Monsieur le ministre, que compte faire concrètement le Gouvernement face à ce projet, source d'une profonde incompréhension chez une grande partie de nos concitoyens, tant il entre en contradiction avec les engagements et les objectifs que s'est fixés la France à l'heure du tournant écologique ?
M. le président. La parole est à M. le ministre.
M. Christophe Béchu, ministre de la transition écologique et de la cohésion des territoires. Madame la sénatrice Ghislaine Senée, je ne pourrai pas - et je le regrette - participer lundi prochain à la COP Région Île-de-France, car je représenterai le Gouvernement - « resserré », comme vous le savez - au même moment à l'Assemblée nationale à l'occasion de l'examen du projet de loi relatif à l'accélération et à la simplification de la rénovation de l'habitat dégradé des grandes opérations d'aménagement les copropriétés dégradées.

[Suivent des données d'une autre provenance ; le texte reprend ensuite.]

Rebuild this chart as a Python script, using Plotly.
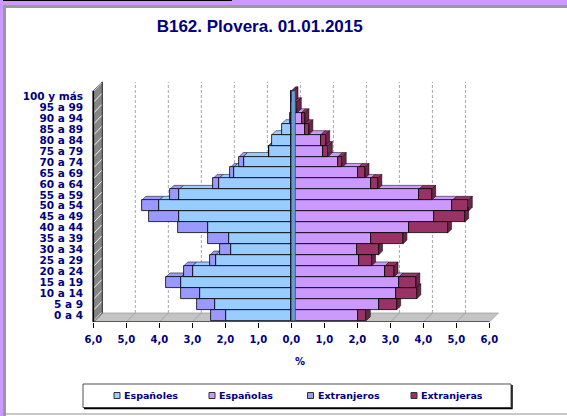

Je tiens néanmoins à vous confirmer qu'est bien inscrite dans l'orientation globale que nous défendons, conformément à nos ambitions en termes de planification écologique, une massification des transports en commun et du ferroviaire, plutôt que de la route. Les contrats de plan État-région (CPER) proposés prévoient en effet une diminution de 80 % des crédits consacrés à la route par rapport aux années 2000 et de 40 % par rapport aux années 2010.
Cela ne signifie pas que tous les projets sont arrêtés. Il s'agit, pour chacun d'entre eux, de faire l'analyse la plus pertinente possible, au regard tant de son impact immédiat que de ses conséquences.
Le projet que vous évoquez a fait l'objet voilà tout juste dix ans d'une déclaration d'utilité publique (DUP), laquelle a été prorogée en 2017. Comme vous l'avez rappelé, il est promu non par l'État, mais par le département des Yvelines.
L'élément nouveau de ce dossier est la décision de justice qui est intervenue le 4 décembre dernier, par laquelle le tribunal administratif de Versailles a rejeté toutes les demandes des associations, considérant que leurs inquiétudes ou leurs alarmes n'étaient pas fondées.
Le tribunal administratif a ainsi fait valoir, d'une part, que, les opérations de défrichement étant pour l'essentiel déjà réalisées, pointer le risque que celles-ci pourraient provoquer revenait à évoquer un sujet qui aujourd'hui n'existe pas ou n'existe plus, d'autre part, que l'arrêté préfectoral ne portait pas une atteinte grave et immédiate aux espèces protégées, en particulier l'oeudicnème criard, espèce d'oiseau - toujours d'après le juge - qui ne niche pas sur le site du projet routier proprement dit.
Tels sont les éléments en ma possession au sujet de ce projet engagé, je le répète, par une collectivité territoriale et non par le Gouvernement.